By cloning the five mutations it identified into expression vectors, the Michigan team found that all five led to strong constitutive activation of an estrogen-response element-luciferase reporter system, suggesting to the group that the mutations developed during a time of estrogen deprivation.
In addition, in a dose-response study, the team found that wild-type ESR1 was inhibited in a dose-response fashion by the anti-estrogens fulvestrant and endoxifen. The mutated forms of ESR1 also responded in a dose-depended fashion to the drugs. "One could speculate that the corresponding mutations did not arise under selective pressure of anti-estrogen treatment but rather in the context of an estrogen deprivation setting, such as treatment with aromatase inhibitors and/or oophorectomy," the team noted.
The mutations, as the research teams noted, clustered in helix 12 of the ESR1 protein. That region is involved in the response of the estrogen receptor to agonists and antagonists.
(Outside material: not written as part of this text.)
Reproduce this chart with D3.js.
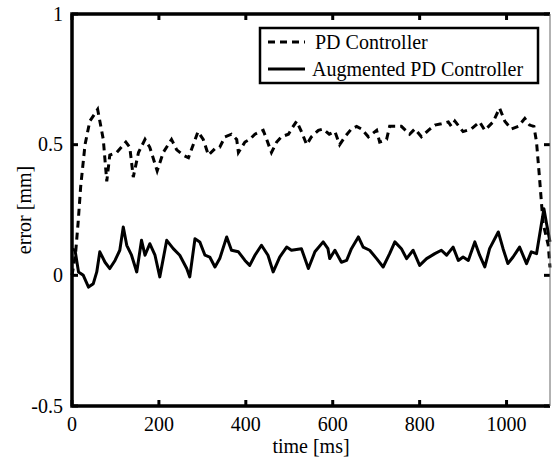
<!DOCTYPE html>
<html>
<head>
<meta charset="utf-8">
<script src="https://cdn.jsdelivr.net/npm/d3@7"></script>
<style>
  body { margin: 0; background: #fff; }
  text { font-family: "Liberation Serif", "Times New Roman", serif; fill: #000; }
</style>
</head>
<body>
<svg id="chart" width="552" height="461"></svg>
<script>
// [time ms, error mm]
const pdSeries = [
  [0, 0.0], [8, 0.08], [14, 0.2], [20, 0.34], [30, 0.5], [41, 0.59], [59, 0.635],
  [72, 0.52], [80, 0.36], [87, 0.46], [103, 0.47], [124, 0.51], [133, 0.49],
  [141, 0.376], [153, 0.47], [168, 0.52], [179, 0.49], [196, 0.40], [210, 0.47],
  [229, 0.52], [241, 0.48], [256, 0.46], [268, 0.45], [279, 0.50], [290, 0.55],
  [302, 0.52], [314, 0.46], [329, 0.485], [340, 0.49], [352, 0.53], [367, 0.54],
  [379, 0.52], [383, 0.47], [398, 0.51], [409, 0.52], [421, 0.54], [440, 0.555],
  [448, 0.52], [459, 0.47], [471, 0.51], [482, 0.53], [498, 0.54], [509, 0.57],
  [517, 0.59], [528, 0.55], [540, 0.50], [551, 0.53], [567, 0.555], [578, 0.56],
  [592, 0.54], [605, 0.55], [616, 0.50], [628, 0.53], [643, 0.56], [655, 0.57],
  [666, 0.56], [682, 0.53], [701, 0.555], [708, 0.51], [724, 0.52], [731, 0.57],
  [743, 0.57], [758, 0.57], [777, 0.54], [789, 0.56], [804, 0.53], [820, 0.555],
  [835, 0.575], [850, 0.58], [866, 0.587], [873, 0.57], [881, 0.59], [900, 0.55],
  [919, 0.56], [938, 0.587], [950, 0.555], [969, 0.587], [984, 0.64], [996, 0.59],
  [1011, 0.56], [1027, 0.57], [1042, 0.60], [1053, 0.575], [1063, 0.57],
  [1069, 0.51], [1076, 0.37], [1084, 0.20], [1096, 0.115], [1100, 0.03]
];

const augSeries = [
  [0, 0.1], [7, 0.096], [15, 0.013], [26, 0.0], [38, -0.045], [49, -0.032],
  [57, 0.013], [64, 0.09], [76, 0.05], [87, 0.026], [99, 0.057], [110, 0.096],
  [118, 0.185], [126, 0.115], [137, 0.077], [149, 0.013], [160, 0.134], [168, 0.077],
  [179, 0.121], [191, 0.077], [202, -0.006], [218, 0.134], [233, 0.102], [248, 0.077],
  [264, 0.026], [271, -0.006], [283, 0.14], [294, 0.128], [306, 0.077], [317, 0.07],
  [329, 0.032], [340, 0.064], [356, 0.147], [367, 0.096], [383, 0.09], [398, 0.057],
  [409, 0.038], [421, 0.077], [436, 0.115], [451, 0.077], [463, 0.013], [478, 0.07],
  [494, 0.108], [505, 0.096], [528, 0.102], [544, 0.026], [559, 0.09], [578, 0.128],
  [589, 0.102], [593, 0.064], [605, 0.096], [620, 0.05], [632, 0.057], [643, 0.102],
  [659, 0.147], [670, 0.108], [685, 0.096], [701, 0.064], [716, 0.032], [731, 0.083],
  [743, 0.128], [758, 0.102], [770, 0.064], [785, 0.096], [800, 0.038], [816, 0.064],
  [835, 0.083], [850, 0.096], [862, 0.077], [877, 0.108], [889, 0.057], [900, 0.07],
  [912, 0.057], [927, 0.128], [938, 0.077], [950, 0.032], [961, 0.102], [981, 0.166],
  [992, 0.102], [1003, 0.045], [1015, 0.07], [1030, 0.108], [1046, 0.045], [1057, 0.09],
  [1069, 0.083], [1086, 0.255], [1092, 0.198], [1100, 0.128]
];

const xTicks = [0, 200, 400, 600, 800, 1000];
const yTicks = [-0.5, 0, 0.5, 1];
const yTickLabels = ['-0.5', '0', '0.5', '1'];
const legendLabels = ['PD Controller', 'Augmented PD Controller'];

const svg = d3.select('#chart');
const plotLeft = 72, plotRight = 550, plotTop = 14, plotBottom = 406;

const x = d3.scaleLinear().domain([0, 1100]).range([plotLeft, plotRight]);
const y = d3.scaleLinear().domain([-0.5, 1]).range([plotBottom, plotTop]);

const line = d3.line()
  .x(d => x(d[0]))
  .y(d => y(d[1]));

// data lines
svg.append('path')
  .datum(pdSeries)
  .attr('d', line)
  .attr('fill', 'none')
  .attr('stroke', '#000')
  .attr('stroke-width', 3)
  .attr('stroke-dasharray', '7,5');

svg.append('path')
  .datum(augSeries)
  .attr('d', line)
  .attr('fill', 'none')
  .attr('stroke', '#000')
  .attr('stroke-width', 3)
  .attr('stroke-linejoin', 'round');

// ticks (inside the frame)
const tickLen = 6;
const ticks = svg.append('g').attr('stroke', '#000').attr('stroke-width', 3);
xTicks.forEach(t => {
  ticks.append('line').attr('x1', x(t)).attr('x2', x(t)).attr('y1', plotBottom).attr('y2', plotBottom - tickLen);
  ticks.append('line').attr('x1', x(t)).attr('x2', x(t)).attr('y1', plotTop).attr('y2', plotTop + tickLen);
});
yTicks.forEach(v => {
  ticks.append('line').attr('x1', plotLeft).attr('x2', plotLeft + tickLen).attr('y1', y(v)).attr('y2', y(v));
  ticks.append('line').attr('x1', plotRight).attr('x2', plotRight - tickLen).attr('y1', y(v)).attr('y2', y(v));
});

// frame: thick left/top/bottom, thin right
svg.append('path')
  .attr('d', `M${plotRight},${plotTop}H${plotLeft}V${plotBottom}H${plotRight}`)
  .attr('fill', 'none')
  .attr('stroke', '#000')
  .attr('stroke-width', 3.5);
svg.append('line')
  .attr('x1', plotRight).attr('x2', plotRight).attr('y1', plotTop).attr('y2', plotBottom)
  .attr('stroke', '#666').attr('stroke-width', 1);

// tick labels
svg.append('g')
  .selectAll('text')
  .data(xTicks)
  .join('text')
  .attr('x', d => x(d))
  .attr('y', plotBottom + 25)
  .attr('text-anchor', 'middle')
  .attr('font-size', 20)
  .text(d => d);

svg.append('g')
  .selectAll('text')
  .data(yTicks)
  .join('text')
  .attr('x', plotLeft - 9)
  .attr('y', d => y(d))
  .attr('dy', '0.33em')
  .attr('text-anchor', 'end')
  .attr('font-size', 20)
  .text((d, i) => yTickLabels[i]);

// axis titles
svg.append('text')
  .attr('x', (plotLeft + plotRight) / 2)
  .attr('y', 453)
  .attr('text-anchor', 'middle')
  .attr('font-size', 20)
  .text('time [ms]');

svg.append('text')
  .attr('transform', `translate(31,${(plotTop + plotBottom) / 2}) rotate(-90)`)
  .attr('text-anchor', 'middle')
  .attr('font-size', 20)
  .text('error [mm]');

// legend
const legend = svg.append('g');
legend.append('rect')
  .attr('x', 260).attr('y', 28)
  .attr('width', 278).attr('height', 55)
  .attr('fill', '#fff')
  .attr('stroke', '#000')
  .attr('stroke-width', 2.5);

legendLabels.forEach((label, i) => {
  const ly = 42 + i * 27;
  legend.append('line')
    .attr('x1', 268).attr('x2', 305)
    .attr('y1', ly).attr('y2', ly)
    .attr('stroke', '#000')
    .attr('stroke-width', 3)
    .attr('stroke-dasharray', i === 0 ? '7,5' : null);
  legend.append('text')
    .attr('x', i === 0 ? 315 : 312)
    .attr('y', ly)
    .attr('dy', '0.33em')
    .attr('font-size', 20)
    .text(label);
});
</script>
</body>
</html>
Using site-directed mutagenesis in breast cancer cell lines, the Sloan-Kettering group found that mutations at residues 537 and 538 can lead to the activation of ER signaling in the absence of the hormone. Mutations at those locations also led to increased Ser118 phosphorylation, greater association with AIB1, and reduced response to HSP90 inhibitors.
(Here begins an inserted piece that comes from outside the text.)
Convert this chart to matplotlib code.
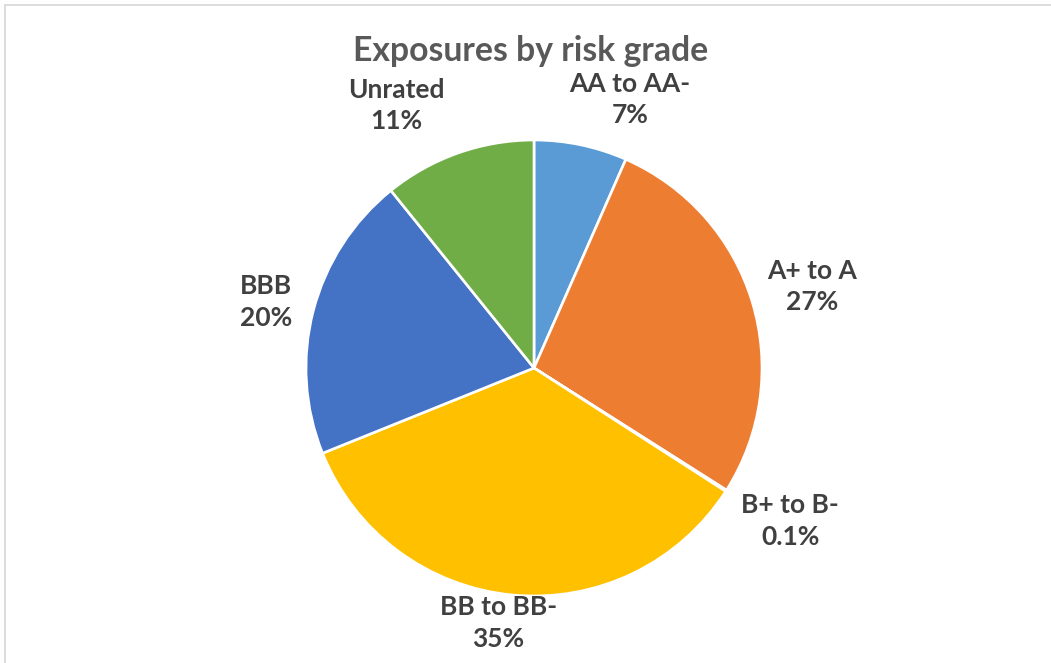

Through computer modeling, the MSKCC team found that the mutations also affected the conformation of the ESR1 protein. Both p.Tyr537Ser and p.Asp538Gly mutations appeared to favor the agonist conformation of ERα. Interestingly, the investigators noted that hydrogen bonds appeared to form between Ser537 or Gly538 and Asp351 on H3.
"The newly discovered hydrogen bond involving Gly538 is likely caused by altered backbone conformations inaccessible to all natural amino acids except glycine," Chandarlapaty and his colleagues said. "Furthermore, these stimulations agree with the activity levels of the mutants, suggesting that these hydrogen bonds stabilize the agonist conformation, especially for the coactivator-recruiting H12 helix and its surroundings, and may contribute to the elevated activity of the mutants."
They noted, though, that the conformational changes don't point out an obvious way in which it prevents ER antagonists from binding.
Still, since higher doses of receptor agonists like tamoxifen and fulvestrant appeared to antagonize the mutant isoforms as well as ER signaling, the Sloan-Kettering team suggested that more potent or more specific mutant antagonists might benefit patients.
The Michigan team suggested that patients could be monitored via circulating tumor DNA for these mutations. "In this manner, treatment could be shifted to head off evolving tumor resistance," it said.